System Dynamics is about time. You look at the past (what critical events shaped the last ten years), the future (what plausible events could put you at a serious disadvantage), and pattern recognition (are there trends, cycles, or recurring behaviors?). You also look at the behavioral patterns of the key players. Are they acting rationally? Emotionally? Is culture driving decisions?

These three inquiries don’t happen once and done. They iterate. You go through them, pause, make sense of what you’ve found, and then go through again with sharper questions. Each cycle gets more specific.

One thing Gharajedaghi emphasizes: don’t get lost in the jungle of information. Generate enough to establish whether each variable actually matters. You’re not trying to collect everything. You’re trying to understand the right things.

Mapping the Mess: Seeing the Connections

After searching, you’ve got a big pile of obstructions. Now what?

This is where mapping comes in. You take all those individual findings and synthesize them into a few themes. Each theme is an emergent property of its group, not just a label. It needs to be clearly defined and backed by evidence, not based on one-off incidents.

The real test? When you present a theme to people who actually work in the system, they should have an “aha” moment. They should recognize it instantly.

Then you look at how the themes interact with each other. Gharajedaghi walks through an example of a product division losing ground to a competitor. Here’s how the mess flows:

A substitute product starts gaining acceptance. Product potency drops. Market demand decreases. The division’s identity is tied to its market niche, so the first reaction is denial. They issue exaggerated forecasts to protect themselves. Those forecasts turn out wrong, damaging credibility. Now there’s pressure to cut costs. But the real need is product redesign. The operational system can’t handle a redesign, so it patches the existing product instead. Costs go up, sales go down, and the competition gets more time to lock in their position. The cycle repeats.

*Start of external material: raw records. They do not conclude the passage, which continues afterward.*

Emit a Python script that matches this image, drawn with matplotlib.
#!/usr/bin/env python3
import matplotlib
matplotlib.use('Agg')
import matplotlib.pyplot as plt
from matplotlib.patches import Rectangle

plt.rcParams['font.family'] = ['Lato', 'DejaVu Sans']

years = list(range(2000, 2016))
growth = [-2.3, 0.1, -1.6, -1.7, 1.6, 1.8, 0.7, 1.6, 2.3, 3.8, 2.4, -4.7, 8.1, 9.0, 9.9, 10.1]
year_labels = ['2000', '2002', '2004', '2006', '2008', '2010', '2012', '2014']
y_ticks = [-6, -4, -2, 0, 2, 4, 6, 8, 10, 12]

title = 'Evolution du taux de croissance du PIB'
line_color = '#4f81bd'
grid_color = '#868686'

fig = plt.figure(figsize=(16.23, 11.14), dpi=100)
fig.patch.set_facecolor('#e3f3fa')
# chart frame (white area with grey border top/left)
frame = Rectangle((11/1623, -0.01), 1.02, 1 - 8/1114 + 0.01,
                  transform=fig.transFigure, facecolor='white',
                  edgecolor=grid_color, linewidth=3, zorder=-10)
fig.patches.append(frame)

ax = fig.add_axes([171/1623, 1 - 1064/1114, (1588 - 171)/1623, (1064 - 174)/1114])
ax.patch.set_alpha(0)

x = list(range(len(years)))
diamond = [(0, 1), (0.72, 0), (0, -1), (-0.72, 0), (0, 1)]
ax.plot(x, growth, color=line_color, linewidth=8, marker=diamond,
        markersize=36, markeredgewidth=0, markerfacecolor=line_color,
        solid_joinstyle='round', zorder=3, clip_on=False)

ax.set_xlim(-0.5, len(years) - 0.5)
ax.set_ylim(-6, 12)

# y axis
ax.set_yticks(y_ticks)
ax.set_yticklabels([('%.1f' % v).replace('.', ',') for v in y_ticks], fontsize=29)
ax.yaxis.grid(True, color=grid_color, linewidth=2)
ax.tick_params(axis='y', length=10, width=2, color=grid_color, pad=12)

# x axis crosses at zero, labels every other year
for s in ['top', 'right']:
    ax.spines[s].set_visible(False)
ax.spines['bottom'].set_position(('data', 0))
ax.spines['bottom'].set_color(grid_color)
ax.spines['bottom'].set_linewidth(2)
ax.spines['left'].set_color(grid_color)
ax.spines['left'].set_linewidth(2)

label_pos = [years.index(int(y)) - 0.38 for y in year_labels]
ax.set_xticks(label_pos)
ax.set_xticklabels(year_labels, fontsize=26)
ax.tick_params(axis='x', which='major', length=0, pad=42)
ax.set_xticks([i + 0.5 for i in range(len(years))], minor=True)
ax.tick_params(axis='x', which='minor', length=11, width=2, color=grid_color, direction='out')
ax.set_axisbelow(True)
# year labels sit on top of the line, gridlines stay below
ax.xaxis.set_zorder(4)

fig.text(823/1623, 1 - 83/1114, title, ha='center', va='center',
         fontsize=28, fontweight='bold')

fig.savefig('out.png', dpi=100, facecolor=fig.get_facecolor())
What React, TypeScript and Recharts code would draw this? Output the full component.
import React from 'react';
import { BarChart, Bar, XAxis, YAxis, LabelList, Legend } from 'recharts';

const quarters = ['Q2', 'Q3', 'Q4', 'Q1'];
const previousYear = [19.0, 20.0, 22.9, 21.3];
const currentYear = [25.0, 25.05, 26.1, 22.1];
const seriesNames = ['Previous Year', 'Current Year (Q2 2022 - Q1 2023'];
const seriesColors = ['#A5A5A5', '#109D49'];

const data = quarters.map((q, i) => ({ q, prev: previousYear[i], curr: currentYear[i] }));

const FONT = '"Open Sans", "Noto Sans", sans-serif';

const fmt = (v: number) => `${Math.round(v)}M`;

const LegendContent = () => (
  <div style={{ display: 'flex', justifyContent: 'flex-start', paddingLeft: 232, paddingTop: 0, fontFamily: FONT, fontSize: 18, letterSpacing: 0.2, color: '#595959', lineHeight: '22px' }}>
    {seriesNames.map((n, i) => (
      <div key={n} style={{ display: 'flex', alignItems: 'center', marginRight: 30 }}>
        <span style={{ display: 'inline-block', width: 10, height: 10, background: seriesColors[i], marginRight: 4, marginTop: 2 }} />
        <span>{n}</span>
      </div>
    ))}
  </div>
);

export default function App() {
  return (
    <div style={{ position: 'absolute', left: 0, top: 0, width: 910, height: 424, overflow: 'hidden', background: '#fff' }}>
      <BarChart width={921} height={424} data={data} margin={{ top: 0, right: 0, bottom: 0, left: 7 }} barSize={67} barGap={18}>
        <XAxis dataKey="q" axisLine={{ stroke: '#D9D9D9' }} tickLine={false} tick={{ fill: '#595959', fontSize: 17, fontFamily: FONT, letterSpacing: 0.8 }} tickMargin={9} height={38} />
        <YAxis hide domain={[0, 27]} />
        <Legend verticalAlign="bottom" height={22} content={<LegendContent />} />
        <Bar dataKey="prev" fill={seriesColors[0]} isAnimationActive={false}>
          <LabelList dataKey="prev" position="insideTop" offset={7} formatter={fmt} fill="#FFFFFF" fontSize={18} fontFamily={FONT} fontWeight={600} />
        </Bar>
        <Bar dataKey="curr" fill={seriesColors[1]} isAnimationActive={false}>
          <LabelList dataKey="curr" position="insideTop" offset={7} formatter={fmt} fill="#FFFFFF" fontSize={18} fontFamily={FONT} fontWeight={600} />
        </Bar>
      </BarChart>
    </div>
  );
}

This is a vicious circle. And you can only see it when you map the interactions between themes. If you only looked at one piece (say, the exaggerated forecasts), you’d try to fix the forecasting process. But that’s not the problem. The problem is the entire feedback loop.

Counterintuitive Behavior

Gharajedaghi reminds us of four properties of social systems that make mapping tricky:

  1. A single cause can have multiple effects
  2. Cause and effect are separated by time and space
  3. Cause and effect can swap roles (circularity)
  4. Once an effect exists, removing the cause doesn’t necessarily remove the effect

He uses smoking as an example. Smoking reduces anxiety and helps maintain weight (both good for the heart short-term), but damages arteries long-term. The body coats damaged arteries with cholesterol, which eventually causes blockages. So is cholesterol the villain, or just a defense mechanism responding to a deeper issue? Simple correlations between variables can be misleading.

The Second-Order Machine

There’s one more concept here that’s worth calling out. Gharajedaghi talks about the “second-order machine.” It’s the hidden mechanism inside a system that produces the mess. It’s not something anyone designed on purpose. It’s an unintended consequence of the existing order.

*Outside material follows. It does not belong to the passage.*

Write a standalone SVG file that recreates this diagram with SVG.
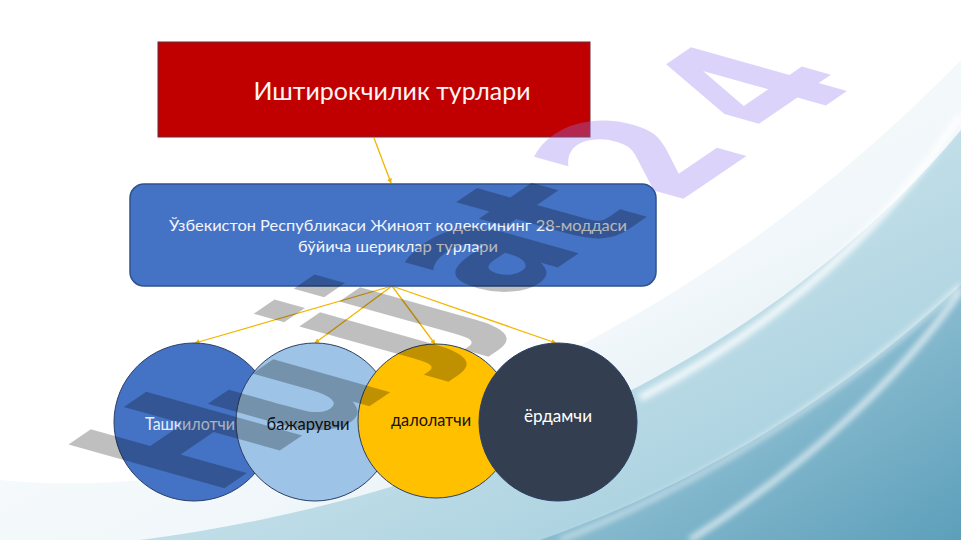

This second-order machine creates what he calls “Type II properties.” These are the things that create inertia, prevent change, and block improvement. If you want a real breakthrough in performance, you have to find this machine and take it apart.

Usually it comes down to a few deeply held assumptions that seem innocent but are actually running the show. The winning formula that used to work, pushed too far, in a game that has changed.

My Take

I’ve been in rooms where smart people spent months solving the wrong problem. Not because they were bad at problem-solving, but because nobody stopped to ask: “Wait, what exactly is the problem?”

The mess framework forces you to slow down, look at the whole picture, and name the real dynamics at play. It’s not fast. It’s not glamorous. But it’s the difference between treating symptoms and actually fixing things.

The mapping technique is especially useful. Drawing out how themes interact makes invisible dynamics visible. Once everyone can see the same picture, you can finally have a productive conversation about what to do.